** Begin **
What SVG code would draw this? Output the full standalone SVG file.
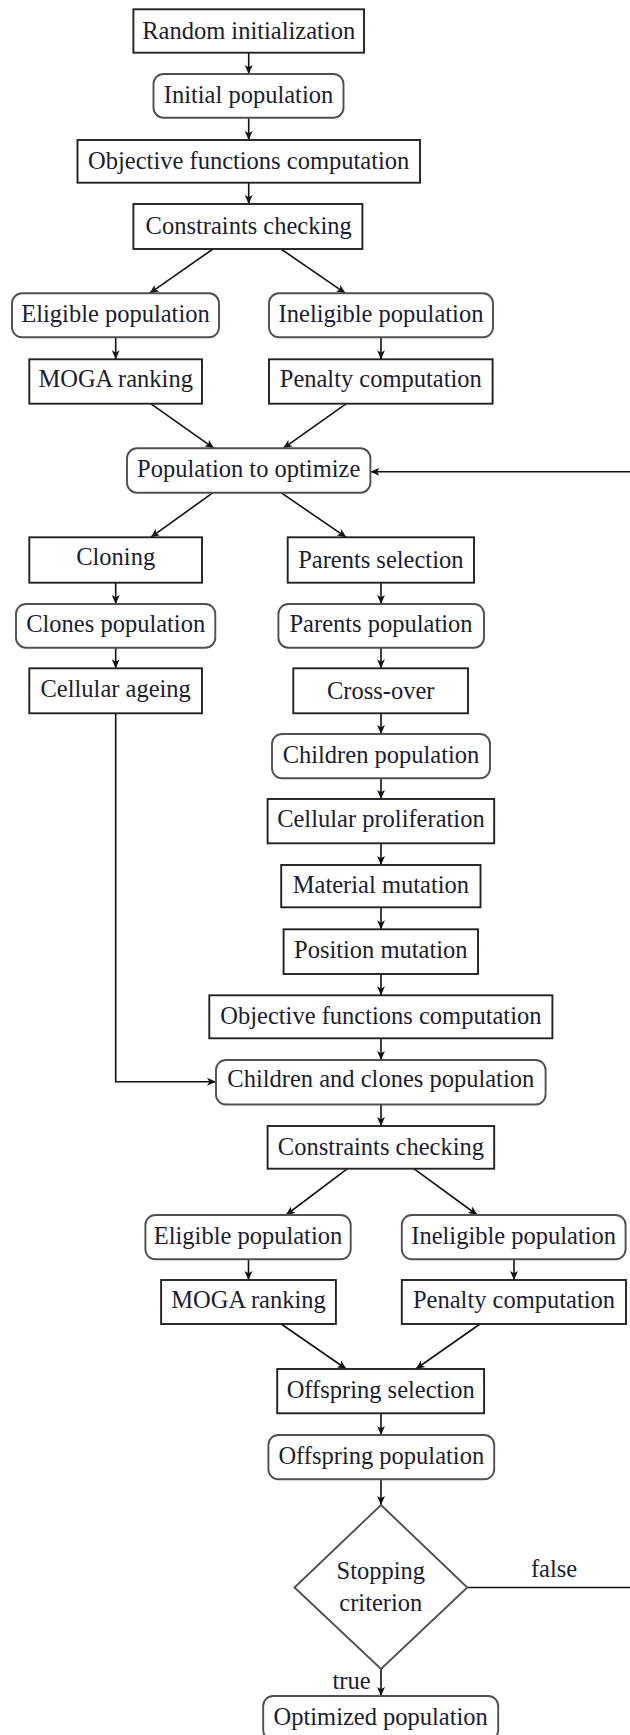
** End **
** Begin **
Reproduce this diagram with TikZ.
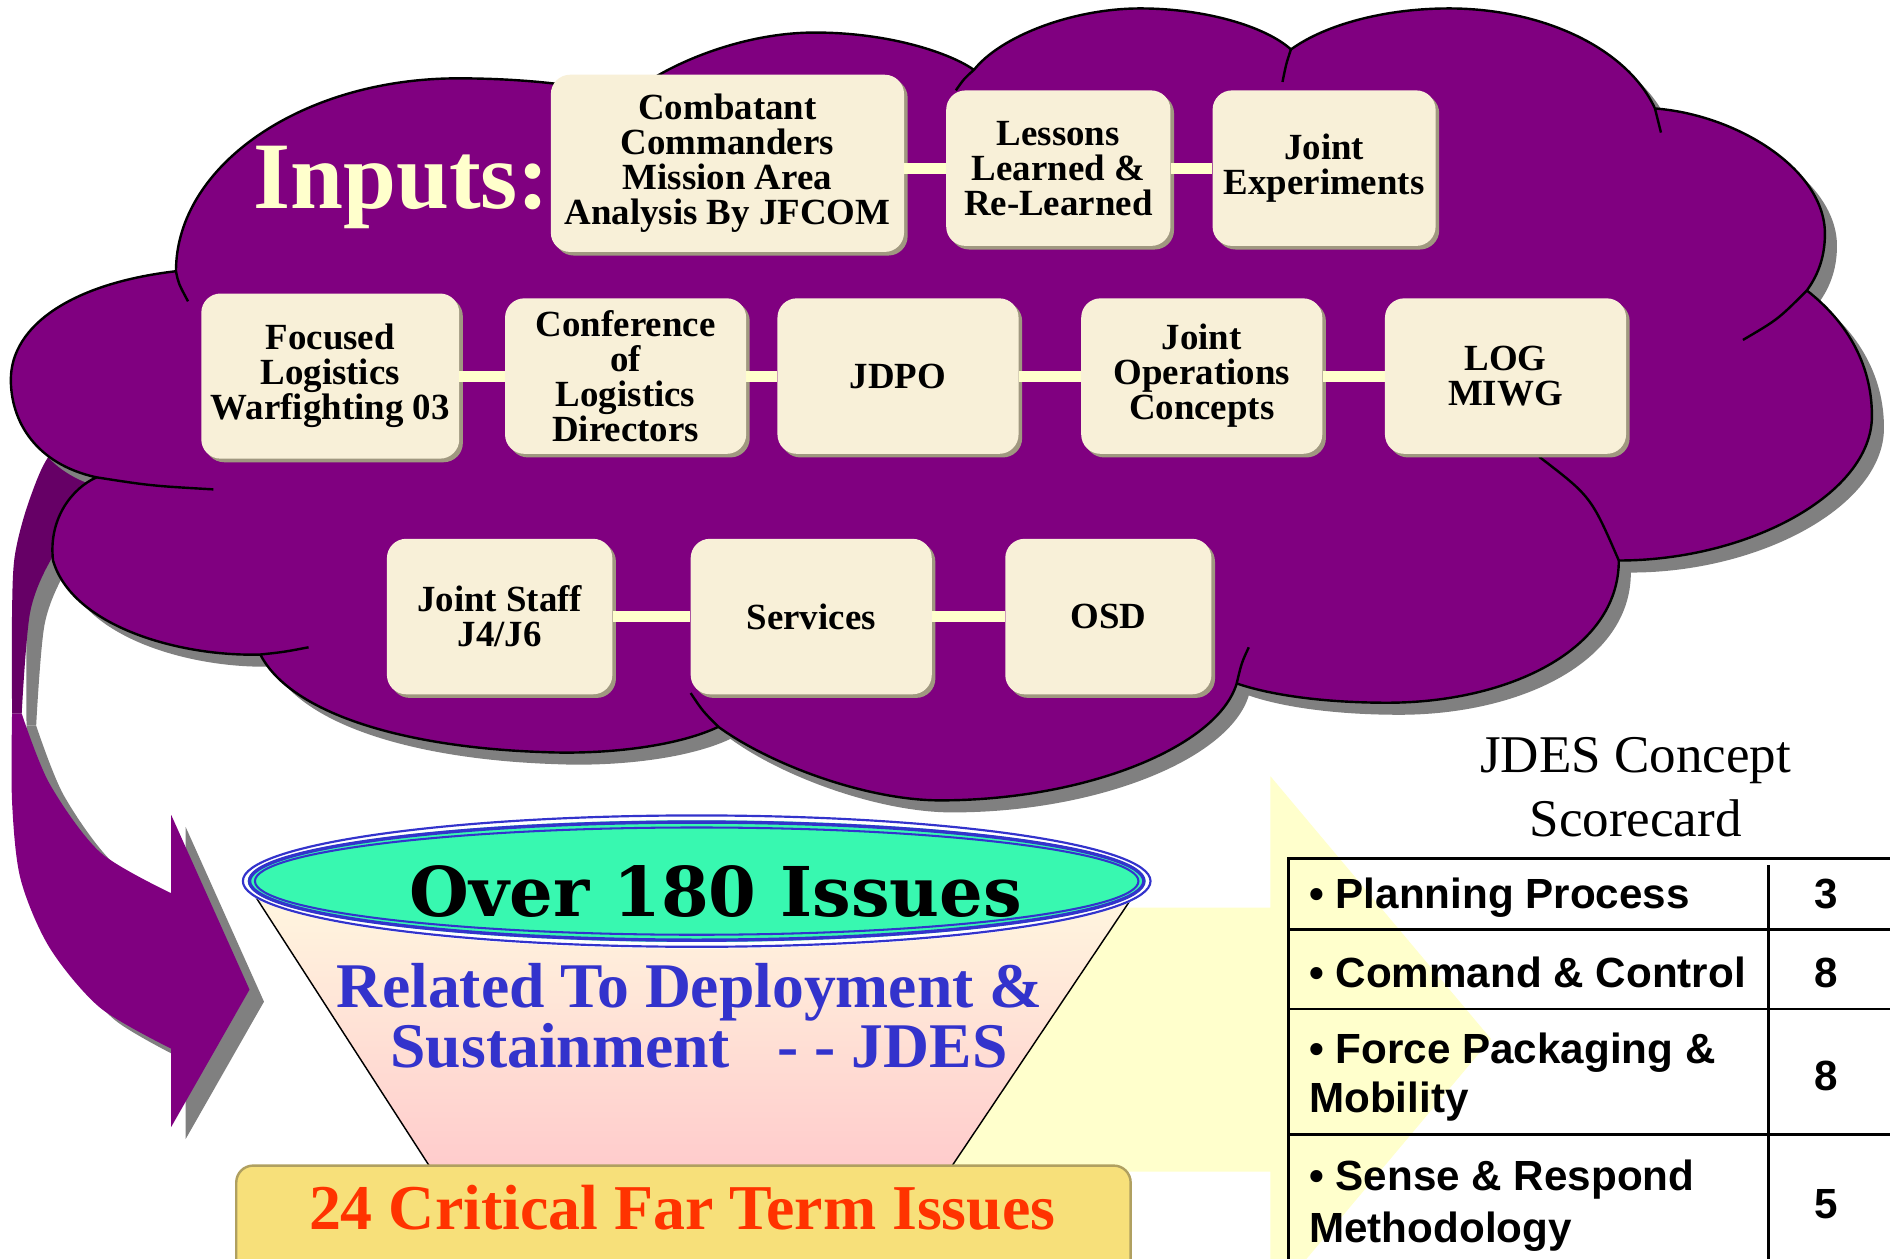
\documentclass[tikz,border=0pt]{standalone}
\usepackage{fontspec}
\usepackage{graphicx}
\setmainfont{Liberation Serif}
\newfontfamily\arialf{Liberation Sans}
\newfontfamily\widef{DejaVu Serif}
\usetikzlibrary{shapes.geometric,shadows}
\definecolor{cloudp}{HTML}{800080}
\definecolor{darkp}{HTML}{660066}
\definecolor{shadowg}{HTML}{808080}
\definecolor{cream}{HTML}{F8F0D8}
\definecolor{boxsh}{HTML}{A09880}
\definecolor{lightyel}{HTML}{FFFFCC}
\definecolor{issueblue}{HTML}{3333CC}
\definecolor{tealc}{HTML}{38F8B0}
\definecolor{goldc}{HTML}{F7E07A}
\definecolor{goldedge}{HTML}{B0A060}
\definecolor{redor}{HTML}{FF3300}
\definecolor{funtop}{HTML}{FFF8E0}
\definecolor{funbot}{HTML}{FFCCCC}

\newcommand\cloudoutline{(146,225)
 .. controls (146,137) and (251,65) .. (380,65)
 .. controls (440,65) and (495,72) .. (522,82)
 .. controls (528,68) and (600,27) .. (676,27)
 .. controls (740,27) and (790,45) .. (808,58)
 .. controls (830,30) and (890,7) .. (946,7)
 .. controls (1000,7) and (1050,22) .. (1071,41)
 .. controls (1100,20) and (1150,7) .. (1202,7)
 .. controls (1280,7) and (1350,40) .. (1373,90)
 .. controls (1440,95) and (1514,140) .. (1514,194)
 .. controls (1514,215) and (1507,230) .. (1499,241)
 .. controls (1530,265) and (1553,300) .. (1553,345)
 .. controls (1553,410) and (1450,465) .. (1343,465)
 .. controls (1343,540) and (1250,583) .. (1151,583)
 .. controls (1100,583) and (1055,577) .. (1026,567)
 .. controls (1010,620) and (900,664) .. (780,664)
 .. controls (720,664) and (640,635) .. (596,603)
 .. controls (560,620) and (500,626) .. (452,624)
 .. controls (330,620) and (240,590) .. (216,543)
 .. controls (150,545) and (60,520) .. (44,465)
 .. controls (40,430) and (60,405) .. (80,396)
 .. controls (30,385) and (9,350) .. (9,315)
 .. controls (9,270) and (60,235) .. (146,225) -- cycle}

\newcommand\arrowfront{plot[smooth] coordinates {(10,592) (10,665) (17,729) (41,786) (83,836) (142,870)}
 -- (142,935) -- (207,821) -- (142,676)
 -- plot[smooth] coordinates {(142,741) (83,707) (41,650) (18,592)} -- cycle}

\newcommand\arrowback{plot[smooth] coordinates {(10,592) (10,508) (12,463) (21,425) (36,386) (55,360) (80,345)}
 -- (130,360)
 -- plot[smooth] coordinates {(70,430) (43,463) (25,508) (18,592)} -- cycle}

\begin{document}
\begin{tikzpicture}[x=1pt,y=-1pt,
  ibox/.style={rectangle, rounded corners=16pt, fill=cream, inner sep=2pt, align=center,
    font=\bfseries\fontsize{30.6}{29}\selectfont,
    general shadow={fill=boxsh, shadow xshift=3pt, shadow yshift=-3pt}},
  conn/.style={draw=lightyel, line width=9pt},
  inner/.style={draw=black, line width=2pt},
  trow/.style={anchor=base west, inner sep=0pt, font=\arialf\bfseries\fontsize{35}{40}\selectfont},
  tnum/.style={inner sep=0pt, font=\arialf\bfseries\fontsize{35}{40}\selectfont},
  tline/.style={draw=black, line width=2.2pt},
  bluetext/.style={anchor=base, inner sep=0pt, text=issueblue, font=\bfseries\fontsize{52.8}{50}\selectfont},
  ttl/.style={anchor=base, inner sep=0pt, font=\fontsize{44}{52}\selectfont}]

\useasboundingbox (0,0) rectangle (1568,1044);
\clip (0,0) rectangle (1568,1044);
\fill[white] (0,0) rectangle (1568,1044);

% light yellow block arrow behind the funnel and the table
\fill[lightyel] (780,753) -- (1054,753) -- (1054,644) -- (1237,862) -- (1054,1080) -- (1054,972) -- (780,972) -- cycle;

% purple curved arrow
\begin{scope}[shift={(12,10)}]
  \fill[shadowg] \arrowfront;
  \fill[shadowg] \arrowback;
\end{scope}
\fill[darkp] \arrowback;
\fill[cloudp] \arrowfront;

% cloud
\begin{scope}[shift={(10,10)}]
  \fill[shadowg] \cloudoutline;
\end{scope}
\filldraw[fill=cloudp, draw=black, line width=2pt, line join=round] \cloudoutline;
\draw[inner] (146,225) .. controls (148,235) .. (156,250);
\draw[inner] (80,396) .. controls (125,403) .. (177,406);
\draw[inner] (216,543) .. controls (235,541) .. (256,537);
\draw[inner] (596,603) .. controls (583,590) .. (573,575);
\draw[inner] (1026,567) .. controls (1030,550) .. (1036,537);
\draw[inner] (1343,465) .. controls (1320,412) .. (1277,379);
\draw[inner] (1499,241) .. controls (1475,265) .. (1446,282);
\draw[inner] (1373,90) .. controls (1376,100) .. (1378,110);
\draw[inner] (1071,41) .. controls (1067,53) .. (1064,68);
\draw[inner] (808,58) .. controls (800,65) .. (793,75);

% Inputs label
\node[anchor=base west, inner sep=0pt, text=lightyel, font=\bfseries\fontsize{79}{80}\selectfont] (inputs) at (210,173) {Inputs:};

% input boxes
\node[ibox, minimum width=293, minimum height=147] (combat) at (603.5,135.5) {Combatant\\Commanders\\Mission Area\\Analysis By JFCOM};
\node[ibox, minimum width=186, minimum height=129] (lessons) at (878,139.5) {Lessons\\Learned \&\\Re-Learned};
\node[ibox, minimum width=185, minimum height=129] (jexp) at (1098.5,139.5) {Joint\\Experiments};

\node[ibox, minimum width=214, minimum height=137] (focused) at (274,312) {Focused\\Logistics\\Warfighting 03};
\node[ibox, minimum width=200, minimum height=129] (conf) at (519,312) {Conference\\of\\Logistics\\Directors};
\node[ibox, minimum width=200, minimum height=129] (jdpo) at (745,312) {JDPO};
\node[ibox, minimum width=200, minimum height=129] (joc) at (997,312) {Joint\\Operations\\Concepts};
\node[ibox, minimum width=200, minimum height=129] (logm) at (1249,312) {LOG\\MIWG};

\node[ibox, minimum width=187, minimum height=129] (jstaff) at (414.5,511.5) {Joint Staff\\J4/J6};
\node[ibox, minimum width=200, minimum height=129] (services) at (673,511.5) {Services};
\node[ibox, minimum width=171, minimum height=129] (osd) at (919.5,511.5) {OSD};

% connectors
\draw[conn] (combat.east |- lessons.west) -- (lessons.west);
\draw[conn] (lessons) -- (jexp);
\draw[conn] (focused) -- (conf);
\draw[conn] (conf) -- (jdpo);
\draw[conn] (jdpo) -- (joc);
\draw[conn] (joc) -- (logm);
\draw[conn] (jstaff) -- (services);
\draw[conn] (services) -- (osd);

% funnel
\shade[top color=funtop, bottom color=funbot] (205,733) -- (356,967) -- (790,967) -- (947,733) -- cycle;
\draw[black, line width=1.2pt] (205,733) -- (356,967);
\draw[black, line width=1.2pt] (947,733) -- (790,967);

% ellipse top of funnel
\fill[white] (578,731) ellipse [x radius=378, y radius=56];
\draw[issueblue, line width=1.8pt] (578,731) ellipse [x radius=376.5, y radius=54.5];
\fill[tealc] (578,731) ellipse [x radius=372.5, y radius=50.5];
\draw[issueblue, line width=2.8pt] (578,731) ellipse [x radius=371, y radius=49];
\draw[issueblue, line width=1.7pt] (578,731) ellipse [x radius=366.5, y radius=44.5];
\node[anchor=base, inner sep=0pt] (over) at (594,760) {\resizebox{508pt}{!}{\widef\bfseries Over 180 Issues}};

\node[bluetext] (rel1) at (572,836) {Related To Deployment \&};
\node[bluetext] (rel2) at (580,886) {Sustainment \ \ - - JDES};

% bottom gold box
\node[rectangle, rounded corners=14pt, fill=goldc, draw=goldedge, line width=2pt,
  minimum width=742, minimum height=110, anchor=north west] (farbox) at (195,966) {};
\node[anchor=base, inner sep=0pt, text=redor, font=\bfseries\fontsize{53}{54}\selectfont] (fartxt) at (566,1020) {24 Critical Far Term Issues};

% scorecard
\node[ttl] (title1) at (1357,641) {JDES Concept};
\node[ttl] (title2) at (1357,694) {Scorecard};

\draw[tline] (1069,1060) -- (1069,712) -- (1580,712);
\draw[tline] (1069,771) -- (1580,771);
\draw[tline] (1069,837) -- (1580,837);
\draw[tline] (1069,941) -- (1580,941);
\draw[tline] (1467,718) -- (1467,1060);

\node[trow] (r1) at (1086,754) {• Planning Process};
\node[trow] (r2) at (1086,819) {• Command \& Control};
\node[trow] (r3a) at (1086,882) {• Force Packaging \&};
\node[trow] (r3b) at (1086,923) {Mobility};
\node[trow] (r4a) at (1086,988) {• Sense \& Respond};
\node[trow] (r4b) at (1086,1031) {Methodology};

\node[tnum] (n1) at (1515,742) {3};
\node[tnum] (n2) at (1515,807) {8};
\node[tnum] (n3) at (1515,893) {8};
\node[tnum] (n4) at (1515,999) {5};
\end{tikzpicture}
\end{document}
** End **
- **TASK BRIEF**:
Gather from the entries above all lines that include the string "standalone".

- **ANSWER TO THIS PROBLEM**:
What SVG code would draw this? Output the full standalone SVG file.
\documentclass[tikz,border=0pt]{standalone}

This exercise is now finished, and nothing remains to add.